In a 1999 book, Charles
Joyner, a Coastal Carolina University historian, holds both views in balance.
After describing the “Africanity” of American slave heritage,
he points out that slaves and their descendants helped form a unique culture
in the New World. “Africans,” he wrote, “were creative
in Africa; they did not cease to be creative when they became involuntary
settlers in America.”
African-American
history, however, was largely denied in the lowcountry until a decade
ago, some experts say. “When I came here in 1994, the plantations
were still talking about ‘servants,’ and the ‘servant
quarters,’ not about the slaves,” says W. Marvin Dulaney,
a College of Charleston historian and director of the Avery Research Center
for African American History and Culture. “The plantations were
painting this crazy image that there were no slaves here. There’s
a great difference between a servant and a slave. In Charleston, there
was almost no African presence in the city in terms of how (history) was
interpreted. I talked to (the plantation directors) and told them they
needed to do a better job of recognizing the African-American presence,
and they seemed to respond.” Now some historic plantations have
tours that describe antebellum Gullah life.
During the past decade,
Dulaney and Avery Center staff have created exhibitions on slavery and
the African-American experience in the lowcountry. Dulaney has also pushed
for reopening of the old Slave Mart Museum.
The U.S. Park Service,
especially through the efforts of Michael Allen, has also sought to bring
African-American contributions to the forefront.
At the request of
U.S. Representative James E. Clyburn, the National Parks Service has completed
a major study of the Gullah/Geechee coast and potential for historical
tourism, economic development, and educational projects there. The Park
Service study recommends establishing Gullah/Geechee interpretive sites
on U.S. Highway 17 near Mount Pleasant, at the Penn Center, and in McIntosh
County, Georgia.
In May 2004, the
Washington, D.C.-based National Trust for Historic Preservation named
the Gullah/Geechee Coast as one of America’s 11 Most Endangered
Historic Places. This designation also brings national recognition to
Gullah culture, says Allen.
Clyburn subsequently
introduced the Gullah/Geechee Cultural Heritage Act (H.R. 4683), which
would implement the Park Service’s suggestions. The act would establish
a Gullah/Geechee Cultural Heritage Corridor and create a commission to
help federal, state, and local authorities manage the corridor and its
assets. The legislation would authorize $1 million in annual funding over
10 years, calling for one or more interpretive centers at appropriate
locations within the Heritage Corridor. “We hope that this could
be really significant in increasing heritage tourism,” says Clyburn.
The Park Service’s
study and Clyburn’s bill “acknowledge the invisible people
of the area,” says Dulaney. “It could bring money and help
the Park Service protect some specific places along the coast dealing
with African-American history. And it will provide an impetus for some
of the other organizations—plantations, museums—to do more
in that respect.”
Now, Phillips Community
leaders hope to gain acknowledgement from state and federal agencies as
a historic site, though they are not relying on government help. “Every
(rural African-American) community I’ve talked to has some kind
of preservation effort underway,” says Cynthia Porcher, principal
researcher on the Park Service’s study. “They are not sitting
back waiting for something to happen, but they don’t have access
to big bucks.”
“There’s
a strong sense of pride,” Allen says. “People say, ‘Our
great-granddaddy purchased the property that we’re still living
on. That’s because of the sacrifice of someone a hundred years ago.

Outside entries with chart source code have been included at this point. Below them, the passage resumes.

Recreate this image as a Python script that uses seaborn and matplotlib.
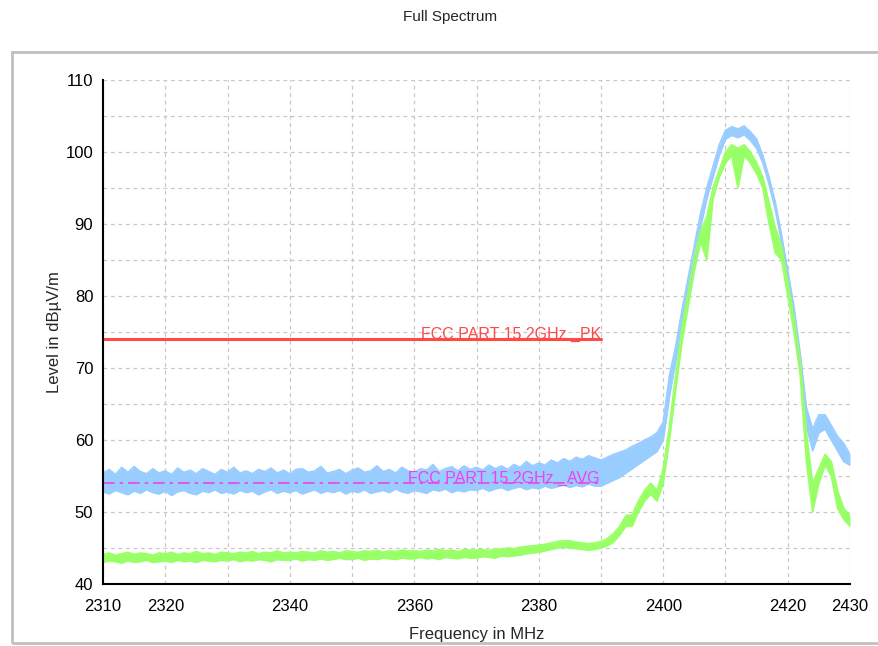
'''
Full spectrum emission plot (peak + average traces with FCC limit lines).
'''
import numpy as np
import pandas as pd

import matplotlib
matplotlib.use('agg')

import matplotlib.pyplot as plt
from matplotlib.patches import Rectangle

import seaborn as sns

# Frequency grid, 1 MHz steps from 2310 to 2430 MHz
freq = np.arange(2310, 2431)

# Peak trace (light blue): lower / upper edge of the noisy band, dBuV/m
peak_lo = [
    52.8, 52.5, 53.0, 52.7, 52.4, 52.9, 52.6, 53.1, 52.7, 52.5,
    52.9, 52.3, 52.8, 53.0, 52.6, 52.4, 52.9, 52.7, 53.1, 52.6,
    52.8, 52.5, 53.0, 52.7, 52.9, 52.4, 52.8, 53.1, 52.6, 52.9,
    52.7, 53.0, 52.5, 52.8, 53.1, 52.6, 52.9, 52.7, 53.0, 52.5,
    52.9, 52.7, 53.1, 52.6, 52.8, 53.0, 52.7, 53.2, 52.8, 52.6,
    53.0, 52.8, 52.6, 53.1, 52.9, 53.2, 52.7, 53.0, 52.8, 53.1,
    53.0, 53.3, 52.9, 53.2, 53.4, 53.0, 53.3, 53.5, 53.1, 53.4,
    53.2, 53.6, 53.3, 53.5, 53.8, 53.4, 53.7, 53.5, 53.9, 53.6,
    53.6, 54.0, 54.4, 54.8, 55.4, 56.0, 56.6, 57.2, 57.8, 58.4,
    60.0, 66.0, 71.0, 76.0, 80.5, 85.0, 89.5, 93.5, 96.5, 99.5,
    101.8, 102.3, 102.0, 102.4, 101.6, 100.5, 98.5, 95.5, 92.0, 87.5,
    82.5, 77.0, 70.0, 62.0, 58.5, 61.0, 61.5, 60.0, 58.5, 57.0,
    56.5,
]
peak_hi = [
    55.4, 55.9, 55.2, 56.2, 55.5, 56.3, 55.6, 55.3, 56.0, 55.4,
    55.7, 55.2, 56.1, 55.5, 55.8, 55.3, 56.0, 55.6, 55.2, 55.9,
    55.5, 56.2, 55.4, 55.7, 55.3, 55.9, 55.6, 56.1, 55.4, 55.8,
    55.3, 55.9, 56.0, 55.5, 55.7, 56.3, 55.4, 55.6, 55.9, 55.3,
    55.8, 56.1, 55.5, 55.7, 56.4, 55.6, 55.9, 55.4, 56.2, 55.7,
    55.5, 56.0, 55.8, 56.6, 55.6, 56.0, 56.3, 55.7, 56.4, 55.9,
    56.2, 55.8, 56.5, 56.0, 56.4, 55.9, 56.6, 56.2, 57.0, 56.4,
    56.8, 56.5, 57.2, 56.8, 57.4, 57.0, 57.6, 57.3, 57.8, 57.5,
    57.2, 57.6, 58.0, 58.3, 58.6, 59.1, 59.5, 60.0, 60.4, 61.0,
    62.5, 69.0, 73.0, 78.0, 82.5, 87.0, 91.5, 95.0, 98.0, 101.0,
    103.0, 103.5, 103.2, 103.6, 102.8, 101.8, 99.5, 96.5, 93.0, 88.5,
    83.5, 78.5, 72.0, 64.5, 61.5, 63.5, 63.5, 62.0, 60.5, 59.5,
    58.0,
]

# Average trace (light green): lower / upper edge of the band
avg_lo = [
    43.0, 43.2, 43.1, 42.9, 43.2, 43.0, 43.1, 43.3, 43.0, 43.1,
    43.2, 43.0, 43.3, 43.1, 43.2, 43.0, 43.3, 43.2, 43.1, 43.3,
    43.2, 43.4, 43.1, 43.3, 43.2, 43.4, 43.3, 43.1, 43.4, 43.3,
    43.3, 43.5, 43.2, 43.4, 43.3, 43.5, 43.3, 43.4, 43.6, 43.4,
    43.4, 43.6, 43.3, 43.5, 43.4, 43.6, 43.5, 43.4, 43.6, 43.5,
    43.5, 43.7, 43.5, 43.6, 43.4, 43.7, 43.6, 43.5, 43.7, 43.6,
    43.6, 43.8, 43.7, 43.6, 43.9, 43.8, 43.9, 44.0, 44.2, 44.3,
    44.4, 44.6, 44.8, 45.0, 45.1, 45.0, 44.9, 44.8, 44.7, 44.8,
    45.0, 45.3, 45.8, 46.8, 48.0, 48.0, 50.0, 51.5, 52.5, 51.5,
    54.0, 60.0, 67.0, 73.5, 78.5, 83.5, 87.5, 85.0, 93.5, 96.5,
    98.5, 99.5, 95.0, 99.5, 98.5, 97.0, 95.0, 90.0, 86.0, 85.0,
    80.0, 75.0, 69.0, 57.0, 50.0, 54.0, 56.5, 55.0, 50.5, 49.0,
    48.0,
]
avg_hi = [
    44.1, 44.3, 44.0, 44.2, 44.4, 44.1, 44.3, 44.2, 44.0, 44.3,
    44.2, 44.4, 44.1, 44.3, 44.2, 44.5, 44.2, 44.3, 44.1, 44.4,
    44.3, 44.2, 44.4, 44.3, 44.5, 44.2, 44.4, 44.3, 44.6, 44.3,
    44.4, 44.3, 44.5, 44.4, 44.3, 44.6, 44.4, 44.5, 44.3, 44.6,
    44.5, 44.4, 44.6, 44.5, 44.7, 44.4, 44.6, 44.5, 44.7, 44.6,
    44.6, 44.5, 44.7, 44.6, 44.8, 44.6, 44.7, 44.5, 44.8, 44.7,
    44.7, 44.8, 44.6, 44.9, 44.8, 45.0, 44.9, 45.1, 45.2, 45.3,
    45.4, 45.5, 45.7, 45.9, 46.0, 46.0, 45.8, 45.7, 45.6, 45.7,
    45.9, 46.3, 47.0, 48.0, 49.5, 49.6, 51.5, 53.0, 54.0, 53.0,
    56.0, 62.0, 69.0, 75.5, 80.5, 85.5, 89.0, 91.0, 95.0, 97.5,
    100.0, 101.0, 100.5, 101.0, 100.0, 98.5, 96.5, 93.0, 89.5, 87.0,
    82.0, 77.0, 71.0, 61.0, 54.0, 56.0, 58.0, 57.0, 53.0, 50.5,
    49.5,
]

# Limit lines
limit_freq = [2310, 2390]
limit_pk = [74, 74]
limit_avg = [54, 54]
pk_label = 'FCC PART 15 2GHz _PK'
avg_label = 'FCC PART 15 2GHz _AVG'

x_ticks = list(range(2310, 2431, 10))
x_labels = ['2310', '2320', '', '2340', '', '2360', '', '2380', '', '2400', '', '2420', '2430']
y_ticks = list(range(40, 111, 5))
y_labels = [str(v) if v % 10 == 0 else '' for v in y_ticks]

BLUE = '#99CCFF'
GREEN = '#99FF66'
RED = '#FF4848'
MAGENTA = '#F040F0'

df = pd.DataFrame({'freq': freq, 'peak_lo': peak_lo, 'peak_hi': peak_hi,
                   'avg_lo': avg_lo, 'avg_hi': avg_hi})
lim = pd.DataFrame({'freq': limit_freq, 'pk': limit_pk, 'avg': limit_avg})

sns.set_style('white')
plt.rcParams['font.family'] = ['Liberation Sans', 'DejaVu Sans']

fig = plt.figure(figsize=(8.79, 6.46), dpi=100)
ax = fig.add_axes([0.1172, 0.0960, 0.8498, 0.7802])

# peak trace band
ax.fill_between(df['freq'], df['peak_lo'], df['peak_hi'], color=BLUE, lw=0)
sns.lineplot(data=df, x='freq', y='peak_lo', color=BLUE, lw=1.2, ax=ax)
sns.lineplot(data=df, x='freq', y='peak_hi', color=BLUE, lw=1.2, ax=ax)

# average trace band
ax.fill_between(df['freq'], df['avg_lo'], df['avg_hi'], color=GREEN, lw=0)
sns.lineplot(data=df, x='freq', y='avg_lo', color=GREEN, lw=1.2, ax=ax)
sns.lineplot(data=df, x='freq', y='avg_hi', color=GREEN, lw=1.2, ax=ax)

# limits
sns.lineplot(data=lim, x='freq', y='pk', color=RED, lw=2.2, ax=ax)
sns.lineplot(data=lim, x='freq', y='avg', color=MAGENTA, lw=1.2, ax=ax)
ax.lines[-1].set_dashes([7, 3, 2, 3])
ax.text(limit_freq[1], limit_pk[1], pk_label, color=RED, fontsize=11.5,
        ha='right', va='baseline')
ax.text(limit_freq[1] - 0.3, limit_avg[1], avg_label, color=MAGENTA, fontsize=11.5,
        ha='right', va='baseline')

ax.set_xlim(2310, 2430)
ax.set_ylim(40, 110)
ax.set_xticks(x_ticks)
ax.set_xticklabels(x_labels)
ax.set_yticks(y_ticks)
ax.set_yticklabels(y_labels)
ax.tick_params(direction='inout', length=10, width=1.5, labelsize=12, colors='black', pad=2)
ax.tick_params(axis='x', pad=6)
ax.grid(True, color='#c8c8c8', lw=0.9, ls=(0, (3, 3)))
ax.set_axisbelow(True)
sns.despine(ax=ax)
for side in ['left', 'bottom']:
    ax.spines[side].set_color('black')
    ax.spines[side].set_linewidth(1.5)

ax.set_xlabel('Frequency in MHz', fontsize=12)
ax.set_ylabel('Level in dBµV/m', fontsize=12)
ax.xaxis.set_label_coords(0.5, -0.085)
ax.yaxis.set_label_coords(-0.055, 0.5)

fig.text(0.512, 0.973, 'Full Spectrum', ha='center', va='center', fontsize=11)
fig.patches.append(Rectangle((0.0137, 0.0046), 1.0, 0.915, transform=fig.transFigure,
                             fill=False, edgecolor='#c0c0c0', lw=2, zorder=10))

fig.savefig('out.png', dpi=100)
plt.close(fig)
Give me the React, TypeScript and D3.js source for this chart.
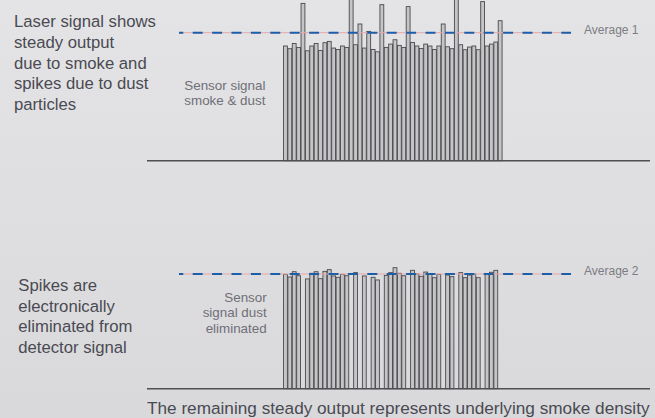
import React from "react";
import * as d3 from "d3";

// Top chart: raw sensor signal (smoke & dust), relative units (Average 1 = 100)
const topValues: number[] = [
  89.6, 87.5, 91.6, 88.5, 122.9, 85.9, 89.6, 91.6, 86.1, 92.2,
  93.2, 88.0, 86.9, 89.6, 88.5, 135, 90.6, 106.8, 88.0, 101,
  86.9, 85.1, 121.9, 88.5, 91.1, 94.5, 90.1, 88.5, 120.4, 92.4,
  89.6, 87.7, 91.1, 89.6, 86.9, 89.6, 106.8, 89.0, 87.5, 135,
  90.6, 86.7, 88.8, 89.6, 86.7, 124.3, 89.6, 91.1, 92.7, 109.4,
];

// Bottom chart: dust eliminated (null = spike removed), relative units (Average 2 = 100)
const bottomValues: (number | null)[] = [
  99.7, 97.4, 102, 98.5, null, 95.7, 100.6, 102, 95.9, 102.3,
  103.8, 98.3, 97.1, 99.7, 98.5, null, 101.2, null, 98.3, null,
  97.1, 94.8, null, 98.8, 101.2, 105.5, 100.6, 98.5, null, 103.2,
  100, 98, 101.7, 100.3, 96.8, 99.7, null, 99.1, 97.7, null,
  101.2, 96.8, 99.1, 100, 96.8, null, 100, 101.5, 103.2, null,
];

const averageLabels = ["Average 1", "Average 2"];
const topLeftText = ["Laser signal shows", "steady output", "due to smoke and", "spikes due to dust", "particles"];
const bottomLeftText = ["Spikes are", "electronically", "eliminated from", "detector signal"];
const topSensorLabel = ["Sensor signal", "smoke & dust"];
const bottomSensorLabel = ["Sensor", "signal dust", "eliminated"];
const caption = "The remaining steady output represents underlying smoke density";

const W = 655;
const H = 418;
const FONT = "'Liberation Sans', Arial, Helvetica, sans-serif";

export default function App() {
  const x = d3
    .scaleBand<number>()
    .domain(d3.range(topValues.length))
    .range([283.3, 502.3])
    .paddingInner(0.12)
    .paddingOuter(0.05);

  const yTop = d3.scaleLinear().domain([0, 100]).range([160.7, 32.7]);
  const yBot = d3.scaleLinear().domain([0, 100]).range([388.7, 274]);

  const axisX0 = 147;
  const axisX1 = 650;
  const lineX0 = 179;
  const lineX1 = 571;

  const barFill = "#c5c5c8";
  const barStroke = "#4a4a4e";

  const panel = (
    values: (number | null)[],
    y: d3.ScaleLinear<number, number>,
    label: string,
    key: string
  ) => (
    <g key={key}>
      {values.map((v, i) =>
        v == null ? null : (
          <rect
            key={i}
            x={x(i)!}
            y={y(v)}
            width={x.bandwidth()}
            height={y(0) - y(v)}
            fill={barFill}
            stroke={barStroke}
            strokeWidth={0.9}
          />
        )
      )}
      <line x1={axisX0} x2={axisX1} y1={y(0)} y2={y(0)} stroke="#4f4f53" strokeWidth={1.6} />
      <line x1={lineX0} x2={lineX1} y1={y(100)} y2={y(100)} stroke="#e7a7a7" strokeWidth={1} />
      <line
        x1={lineX0}
        x2={lineX1}
        y1={y(100)}
        y2={y(100)}
        stroke="#1d5ea8"
        strokeWidth={2}
        strokeDasharray="10 9.4"
        strokeDashoffset={5.7}
      />
      <text x={584} y={y(100) + 0.8} fontSize={12} fill="#7c7c83" fontFamily={FONT}>
        {label}
      </text>
    </g>
  );

  return (
    <svg
      width={W}
      height={H}
      viewBox={`0 0 ${W} ${H}`}
      style={{ position: "fixed", left: 0, top: 0 }}
    >
      <defs>
        <linearGradient id="bg" x1="0" y1="0" x2="0" y2="1">
          <stop offset="0" stopColor="#e4e4e6" />
          <stop offset="1" stopColor="#d9d9dc" />
        </linearGradient>
      </defs>
      <rect x={0} y={0} width={W} height={H} fill="url(#bg)" />

      {panel(topValues, yTop, averageLabels[0], "top")}
      {panel(bottomValues, yBot, averageLabels[1], "bottom")}

      <g fontFamily={FONT} fontSize={16.7} fill="#4a4a52">
        {topLeftText.map((t, i) => (
          <text key={i} x={14} y={27 + i * 20.8}>
            {t}
          </text>
        ))}
        {bottomLeftText.map((t, i) => (
          <text key={i} x={18.3} y={291 + i * 20.6}>
            {t}
          </text>
        ))}
      </g>

      <g fontFamily={FONT} fontSize={13.4} fill="#6f6f77">
        {topSensorLabel.map((t, i) => (
          <text key={i} x={184.3} y={89.5 + i * 15}>
            {t}
          </text>
        ))}
        {bottomSensorLabel.map((t, i) => (
          <text key={i} x={266.7} y={301.5 + i * 15.5} textAnchor="end">
            {t}
          </text>
        ))}
      </g>

      <text x={147} y={413.5} fontFamily={FONT} fontSize={17.2} fill="#4a4a52">
        {caption}
      </text>
    </svg>
  );
}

There may have been bad crops or he might have almost lost the land due
to taxes or the Klan might have tried to run him off, whatever. So we’re
still living on great-granddaddy’s land, and we’re still paying
the taxes.’ ”
At first glance,
an African-American rural community resembles a random scattering of modest
houses. Rural lowcountry blacks were not wealthy; they did not leave monuments
or grand homes.
Yet a deeper investigation
tells a story of sacrifices and accomplishments across generations. History
is revealed in family and community traditions, in land use, stories,
food, and language. To see these places for what they are, “you
must look,” says Allen, “at history with new eyes.”
__________
Sidebars:
GULLAH SPIRITUALS–PROVIDED
ROOTS OF AMERICAN GOSPEL SONGS
Some of the most
beloved American spirituals emerged from the talents of the Gullah people
of coastal South Carolina. Slave songs such as “Michael, Row the
Boat Ashore,” “Roll, Jordan, Roll,” “Nobody Knows
the Trouble I’ve Had,” and “Blow Your Trumpet, Gabriel”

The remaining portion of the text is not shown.